■ Work required:
Transcribe the listing below from its opening line up to and including the line that contains "callout_text = 'SP"; reproduce nothing else.

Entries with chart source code
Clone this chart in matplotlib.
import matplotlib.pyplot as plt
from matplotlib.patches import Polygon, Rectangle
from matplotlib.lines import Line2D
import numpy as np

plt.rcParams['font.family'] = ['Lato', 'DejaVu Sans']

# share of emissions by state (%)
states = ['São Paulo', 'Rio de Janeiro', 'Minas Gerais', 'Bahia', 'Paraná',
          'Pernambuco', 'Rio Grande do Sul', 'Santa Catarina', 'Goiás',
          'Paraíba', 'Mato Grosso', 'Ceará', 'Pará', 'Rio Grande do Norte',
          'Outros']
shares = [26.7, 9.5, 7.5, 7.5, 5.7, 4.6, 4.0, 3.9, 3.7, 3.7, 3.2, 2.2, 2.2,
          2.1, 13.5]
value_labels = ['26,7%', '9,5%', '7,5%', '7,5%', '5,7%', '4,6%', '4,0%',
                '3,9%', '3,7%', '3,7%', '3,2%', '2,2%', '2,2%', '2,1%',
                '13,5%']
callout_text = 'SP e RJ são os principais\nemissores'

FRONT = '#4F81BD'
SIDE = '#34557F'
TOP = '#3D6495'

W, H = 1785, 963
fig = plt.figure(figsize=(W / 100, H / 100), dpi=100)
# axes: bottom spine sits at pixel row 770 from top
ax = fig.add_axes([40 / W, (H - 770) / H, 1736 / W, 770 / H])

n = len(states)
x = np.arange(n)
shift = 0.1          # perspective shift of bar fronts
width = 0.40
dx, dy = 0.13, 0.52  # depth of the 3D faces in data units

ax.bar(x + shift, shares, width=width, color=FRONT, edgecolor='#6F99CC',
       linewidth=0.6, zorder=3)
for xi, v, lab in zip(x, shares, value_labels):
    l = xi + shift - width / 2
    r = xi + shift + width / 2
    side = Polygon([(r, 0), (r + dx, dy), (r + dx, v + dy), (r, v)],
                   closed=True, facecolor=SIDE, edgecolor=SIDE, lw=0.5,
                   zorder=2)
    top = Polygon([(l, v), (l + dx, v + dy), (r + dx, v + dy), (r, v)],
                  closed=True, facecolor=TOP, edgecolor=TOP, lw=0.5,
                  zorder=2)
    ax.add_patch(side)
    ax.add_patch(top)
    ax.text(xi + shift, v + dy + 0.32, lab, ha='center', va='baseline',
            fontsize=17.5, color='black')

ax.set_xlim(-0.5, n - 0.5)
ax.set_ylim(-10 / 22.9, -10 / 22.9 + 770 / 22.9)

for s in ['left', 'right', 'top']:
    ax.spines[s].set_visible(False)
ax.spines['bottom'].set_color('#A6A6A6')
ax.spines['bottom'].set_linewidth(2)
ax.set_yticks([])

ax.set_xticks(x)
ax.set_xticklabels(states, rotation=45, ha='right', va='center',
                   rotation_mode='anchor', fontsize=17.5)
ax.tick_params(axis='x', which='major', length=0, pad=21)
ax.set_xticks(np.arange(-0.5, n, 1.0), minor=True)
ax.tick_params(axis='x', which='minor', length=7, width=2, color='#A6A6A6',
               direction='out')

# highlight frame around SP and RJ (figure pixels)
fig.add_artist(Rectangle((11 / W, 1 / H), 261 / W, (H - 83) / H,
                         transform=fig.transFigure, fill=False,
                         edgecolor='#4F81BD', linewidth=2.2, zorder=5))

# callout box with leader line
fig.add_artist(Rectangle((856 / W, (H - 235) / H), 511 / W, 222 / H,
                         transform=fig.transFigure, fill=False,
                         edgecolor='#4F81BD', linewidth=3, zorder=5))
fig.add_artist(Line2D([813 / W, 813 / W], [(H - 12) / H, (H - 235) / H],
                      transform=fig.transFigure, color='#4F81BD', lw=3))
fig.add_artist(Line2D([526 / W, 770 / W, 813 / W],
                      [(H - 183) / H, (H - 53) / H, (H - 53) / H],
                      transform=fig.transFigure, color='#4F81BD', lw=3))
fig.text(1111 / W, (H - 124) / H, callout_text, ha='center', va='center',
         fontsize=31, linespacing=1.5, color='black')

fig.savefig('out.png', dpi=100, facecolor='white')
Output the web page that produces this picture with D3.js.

■ Reply to the task:
Clone this chart in matplotlib.
import matplotlib.pyplot as plt
from matplotlib.patches import Polygon, Rectangle
from matplotlib.lines import Line2D
import numpy as np

plt.rcParams['font.family'] = ['Lato', 'DejaVu Sans']

# share of emissions by state (%)
states = ['São Paulo', 'Rio de Janeiro', 'Minas Gerais', 'Bahia', 'Paraná',
          'Pernambuco', 'Rio Grande do Sul', 'Santa Catarina', 'Goiás',
          'Paraíba', 'Mato Grosso', 'Ceará', 'Pará', 'Rio Grande do Norte',
          'Outros']
shares = [26.7, 9.5, 7.5, 7.5, 5.7, 4.6, 4.0, 3.9, 3.7, 3.7, 3.2, 2.2, 2.2,
          2.1, 13.5]
value_labels = ['26,7%', '9,5%', '7,5%', '7,5%', '5,7%', '4,6%', '4,0%',
                '3,9%', '3,7%', '3,7%', '3,2%', '2,2%', '2,2%', '2,1%',
                '13,5%']
callout_text = 'SP e RJ são os principais\nemissores'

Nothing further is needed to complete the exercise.